# What the task asks
Would you transcribe the listing that follows, character for character, and omit its images?

· · · ·

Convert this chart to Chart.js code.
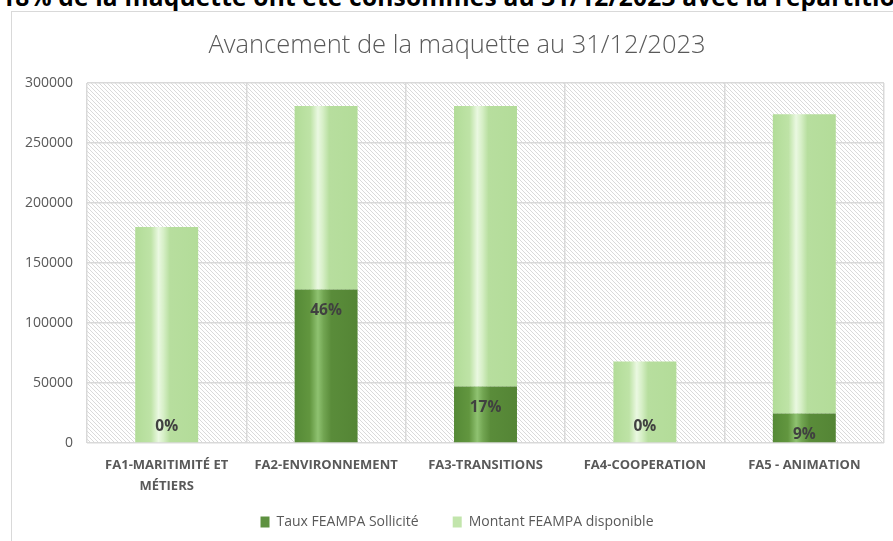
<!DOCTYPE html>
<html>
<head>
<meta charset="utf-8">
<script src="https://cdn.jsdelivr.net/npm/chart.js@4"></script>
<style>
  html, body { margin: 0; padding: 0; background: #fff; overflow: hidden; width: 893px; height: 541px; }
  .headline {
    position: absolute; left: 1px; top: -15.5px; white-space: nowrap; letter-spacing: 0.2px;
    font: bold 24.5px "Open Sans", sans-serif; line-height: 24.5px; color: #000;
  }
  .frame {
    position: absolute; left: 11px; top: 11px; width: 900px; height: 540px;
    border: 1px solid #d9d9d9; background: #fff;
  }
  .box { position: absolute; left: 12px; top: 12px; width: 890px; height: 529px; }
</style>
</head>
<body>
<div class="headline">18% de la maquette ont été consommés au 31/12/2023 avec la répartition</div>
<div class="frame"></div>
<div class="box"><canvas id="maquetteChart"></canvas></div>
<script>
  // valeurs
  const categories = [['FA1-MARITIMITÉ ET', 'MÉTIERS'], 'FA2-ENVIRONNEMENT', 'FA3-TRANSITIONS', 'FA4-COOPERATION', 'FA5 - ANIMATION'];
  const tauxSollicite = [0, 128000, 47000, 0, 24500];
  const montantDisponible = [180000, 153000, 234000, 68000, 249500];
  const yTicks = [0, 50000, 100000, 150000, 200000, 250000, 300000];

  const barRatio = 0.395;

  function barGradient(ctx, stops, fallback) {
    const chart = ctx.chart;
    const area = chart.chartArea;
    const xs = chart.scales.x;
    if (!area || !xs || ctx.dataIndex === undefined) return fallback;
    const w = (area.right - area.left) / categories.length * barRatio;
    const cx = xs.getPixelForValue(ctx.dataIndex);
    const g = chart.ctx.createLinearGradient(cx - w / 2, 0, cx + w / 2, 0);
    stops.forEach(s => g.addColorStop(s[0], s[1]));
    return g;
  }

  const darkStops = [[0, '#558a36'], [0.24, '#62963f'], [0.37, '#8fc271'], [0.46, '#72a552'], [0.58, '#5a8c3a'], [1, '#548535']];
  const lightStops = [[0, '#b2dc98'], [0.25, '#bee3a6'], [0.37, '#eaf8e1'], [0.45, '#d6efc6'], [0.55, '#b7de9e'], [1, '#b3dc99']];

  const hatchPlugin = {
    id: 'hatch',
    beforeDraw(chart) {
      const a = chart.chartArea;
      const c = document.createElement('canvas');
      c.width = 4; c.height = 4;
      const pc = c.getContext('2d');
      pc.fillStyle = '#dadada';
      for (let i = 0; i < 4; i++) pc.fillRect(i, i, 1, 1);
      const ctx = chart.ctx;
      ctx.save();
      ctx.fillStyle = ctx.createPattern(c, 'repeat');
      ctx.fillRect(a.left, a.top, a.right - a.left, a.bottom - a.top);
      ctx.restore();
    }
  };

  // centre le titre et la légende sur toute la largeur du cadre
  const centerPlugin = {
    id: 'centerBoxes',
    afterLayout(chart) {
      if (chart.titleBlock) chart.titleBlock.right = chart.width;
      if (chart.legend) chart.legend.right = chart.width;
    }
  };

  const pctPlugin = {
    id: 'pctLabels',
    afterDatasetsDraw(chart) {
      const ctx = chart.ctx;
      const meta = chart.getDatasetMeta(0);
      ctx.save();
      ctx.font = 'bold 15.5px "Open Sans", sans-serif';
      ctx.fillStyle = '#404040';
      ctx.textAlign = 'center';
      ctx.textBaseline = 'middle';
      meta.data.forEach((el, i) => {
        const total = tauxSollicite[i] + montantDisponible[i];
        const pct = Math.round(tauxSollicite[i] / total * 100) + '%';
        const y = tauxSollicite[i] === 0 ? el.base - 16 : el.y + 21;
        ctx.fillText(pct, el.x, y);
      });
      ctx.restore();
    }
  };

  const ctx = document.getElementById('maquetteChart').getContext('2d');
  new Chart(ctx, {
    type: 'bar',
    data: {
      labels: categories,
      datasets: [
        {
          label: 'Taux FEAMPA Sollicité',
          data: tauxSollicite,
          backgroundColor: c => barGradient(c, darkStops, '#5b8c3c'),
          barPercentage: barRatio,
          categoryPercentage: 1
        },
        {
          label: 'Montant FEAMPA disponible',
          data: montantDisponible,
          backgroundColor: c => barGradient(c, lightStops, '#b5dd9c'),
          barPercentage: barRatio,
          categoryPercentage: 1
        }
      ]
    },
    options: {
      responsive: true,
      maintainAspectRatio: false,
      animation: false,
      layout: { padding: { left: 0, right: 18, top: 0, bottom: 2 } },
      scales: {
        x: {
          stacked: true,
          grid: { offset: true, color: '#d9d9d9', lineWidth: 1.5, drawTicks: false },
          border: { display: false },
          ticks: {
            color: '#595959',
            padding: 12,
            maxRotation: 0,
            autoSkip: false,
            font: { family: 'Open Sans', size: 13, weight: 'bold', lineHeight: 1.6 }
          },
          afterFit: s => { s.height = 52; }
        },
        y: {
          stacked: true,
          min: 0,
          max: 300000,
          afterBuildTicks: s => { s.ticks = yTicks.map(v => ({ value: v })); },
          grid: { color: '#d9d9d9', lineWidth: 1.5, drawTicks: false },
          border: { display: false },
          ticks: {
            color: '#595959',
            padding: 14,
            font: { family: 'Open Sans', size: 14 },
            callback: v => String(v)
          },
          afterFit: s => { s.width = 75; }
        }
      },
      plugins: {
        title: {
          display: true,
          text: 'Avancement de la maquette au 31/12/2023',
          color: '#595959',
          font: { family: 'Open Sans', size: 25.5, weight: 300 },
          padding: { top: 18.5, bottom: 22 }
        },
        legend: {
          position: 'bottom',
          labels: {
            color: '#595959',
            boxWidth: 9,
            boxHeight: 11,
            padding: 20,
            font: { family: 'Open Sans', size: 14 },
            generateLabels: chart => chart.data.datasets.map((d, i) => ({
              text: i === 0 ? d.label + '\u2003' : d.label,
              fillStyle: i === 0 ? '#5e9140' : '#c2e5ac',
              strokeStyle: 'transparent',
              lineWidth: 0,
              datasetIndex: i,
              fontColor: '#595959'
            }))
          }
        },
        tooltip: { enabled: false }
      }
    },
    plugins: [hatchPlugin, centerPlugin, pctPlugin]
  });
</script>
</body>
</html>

· · · ·

# Exercise output
Convert this chart to Chart.js code.
<!DOCTYPE html>
<html>
<head>
<meta charset="utf-8">
<script src="https://cdn.jsdelivr.net/npm/chart.js@4"></script>
<style>
  html, body { margin: 0; padding: 0; background: #fff; overflow: hidden; width: 893px; height: 541px; }
  .headline {
    position: absolute; left: 1px; top: -15.5px; white-space: nowrap; letter-spacing: 0.2px;
    font: bold 24.5px "Open Sans", sans-serif; line-height: 24.5px; color: #000;
  }
  .frame {
    position: absolute; left: 11px; top: 11px; width: 900px; height: 540px;
    border: 1px solid #d9d9d9; background: #fff;
  }
  .box { position: absolute; left: 12px; top: 12px; width: 890px; height: 529px; }
</style>
</head>
<body>
<div class="headline">18% de la maquette ont été consommés au 31/12/2023 avec la répartition</div>
<div class="frame"></div>
<div class="box"><canvas id="maquetteChart"></canvas></div>
<script>
  // valeurs
  const categories = [['FA1-MARITIMITÉ ET', 'MÉTIERS'], 'FA2-ENVIRONNEMENT', 'FA3-TRANSITIONS', 'FA4-COOPERATION', 'FA5 - ANIMATION'];
  const tauxSollicite = [0, 128000, 47000, 0, 24500];
  const montantDisponible = [180000, 153000, 234000, 68000, 249500];
  const yTicks = [0, 50000, 100000, 150000, 200000, 250000, 300000];

  const barRatio = 0.395;

  function barGradient(ctx, stops, fallback) {
    const chart = ctx.chart;
    const area = chart.chartArea;
    const xs = chart.scales.x;
    if (!area || !xs || ctx.dataIndex === undefined) return fallback;
    const w = (area.right - area.left) / categories.length * barRatio;
    const cx = xs.getPixelForValue(ctx.dataIndex);
    const g = chart.ctx.createLinearGradient(cx - w / 2, 0, cx + w / 2, 0);
    stops.forEach(s => g.addColorStop(s[0], s[1]));
    return g;
  }

  const darkStops = [[0, '#558a36'], [0.24, '#62963f'], [0.37, '#8fc271'], [0.46, '#72a552'], [0.58, '#5a8c3a'], [1, '#548535']];
  const lightStops = [[0, '#b2dc98'], [0.25, '#bee3a6'], [0.37, '#eaf8e1'], [0.45, '#d6efc6'], [0.55, '#b7de9e'], [1, '#b3dc99']];

  const hatchPlugin = {
    id: 'hatch',
    beforeDraw(chart) {
      const a = chart.chartArea;
      const c = document.createElement('canvas');
      c.width = 4; c.height = 4;
      const pc = c.getContext('2d');
      pc.fillStyle = '#dadada';
      for (let i = 0; i < 4; i++) pc.fillRect(i, i, 1, 1);
      const ctx = chart.ctx;
      ctx.save();
      ctx.fillStyle = ctx.createPattern(c, 'repeat');
      ctx.fillRect(a.left, a.top, a.right - a.left, a.bottom - a.top);
      ctx.restore();
    }
  };

  // centre le titre et la légende sur toute la largeur du cadre
  const centerPlugin = {
    id: 'centerBoxes',
    afterLayout(chart) {
      if (chart.titleBlock) chart.titleBlock.right = chart.width;
      if (chart.legend) chart.legend.right = chart.width;
    }
  };

  const pctPlugin = {
    id: 'pctLabels',
    afterDatasetsDraw(chart) {
      const ctx = chart.ctx;
      const meta = chart.getDatasetMeta(0);
      ctx.save();
      ctx.font = 'bold 15.5px "Open Sans", sans-serif';
      ctx.fillStyle = '#404040';
      ctx.textAlign = 'center';
      ctx.textBaseline = 'middle';
      meta.data.forEach((el, i) => {
        const total = tauxSollicite[i] + montantDisponible[i];
        const pct = Math.round(tauxSollicite[i] / total * 100) + '%';
        const y = tauxSollicite[i] === 0 ? el.base - 16 : el.y + 21;
        ctx.fillText(pct, el.x, y);
      });
      ctx.restore();
    }
  };

  const ctx = document.getElementById('maquetteChart').getContext('2d');
  new Chart(ctx, {
    type: 'bar',
    data: {
      labels: categories,
      datasets: [
        {
          label: 'Taux FEAMPA Sollicité',
          data: tauxSollicite,
          backgroundColor: c => barGradient(c, darkStops, '#5b8c3c'),
          barPercentage: barRatio,
          categoryPercentage: 1
        },
        {
          label: 'Montant FEAMPA disponible',
          data: montantDisponible,
          backgroundColor: c => barGradient(c, lightStops, '#b5dd9c'),
          barPercentage: barRatio,
          categoryPercentage: 1
        }
      ]
    },
    options: {
      responsive: true,
      maintainAspectRatio: false,
      animation: false,
      layout: { padding: { left: 0, right: 18, top: 0, bottom: 2 } },
      scales: {
        x: {
          stacked: true,
          grid: { offset: true, color: '#d9d9d9', lineWidth: 1.5, drawTicks: false },
          border: { display: false },
          ticks: {
            color: '#595959',
            padding: 12,
            maxRotation: 0,
            autoSkip: false,
            font: { family: 'Open Sans', size: 13, weight: 'bold', lineHeight: 1.6 }
          },
          afterFit: s => { s.height = 52; }
        },
        y: {
          stacked: true,
          min: 0,
          max: 300000,
          afterBuildTicks: s => { s.ticks = yTicks.map(v => ({ value: v })); },
          grid: { color: '#d9d9d9', lineWidth: 1.5, drawTicks: false },
          border: { display: false },
          ticks: {
            color: '#595959',
            padding: 14,
            font: { family: 'Open Sans', size: 14 },
            callback: v => String(v)
          },
          afterFit: s => { s.width = 75; }
        }
      },
      plugins: {
        title: {
          display: true,
          text: 'Avancement de la maquette au 31/12/2023',
          color: '#595959',
          font: { family: 'Open Sans', size: 25.5, weight: 300 },
          padding: { top: 18.5, bottom: 22 }
        },
        legend: {
          position: 'bottom',
          labels: {
            color: '#595959',
            boxWidth: 9,
            boxHeight: 11,
            padding: 20,
            font: { family: 'Open Sans', size: 14 },
            generateLabels: chart => chart.data.datasets.map((d, i) => ({
              text: i === 0 ? d.label + '\u2003' : d.label,
              fillStyle: i === 0 ? '#5e9140' : '#c2e5ac',
              strokeStyle: 'transparent',
              lineWidth: 0,
              datasetIndex: i,
              fontColor: '#595959'
            }))
          }
        },
        tooltip: { enabled: false }
      }
    },
    plugins: [hatchPlugin, centerPlugin, pctPlugin]
  });
</script>
</body>
</html>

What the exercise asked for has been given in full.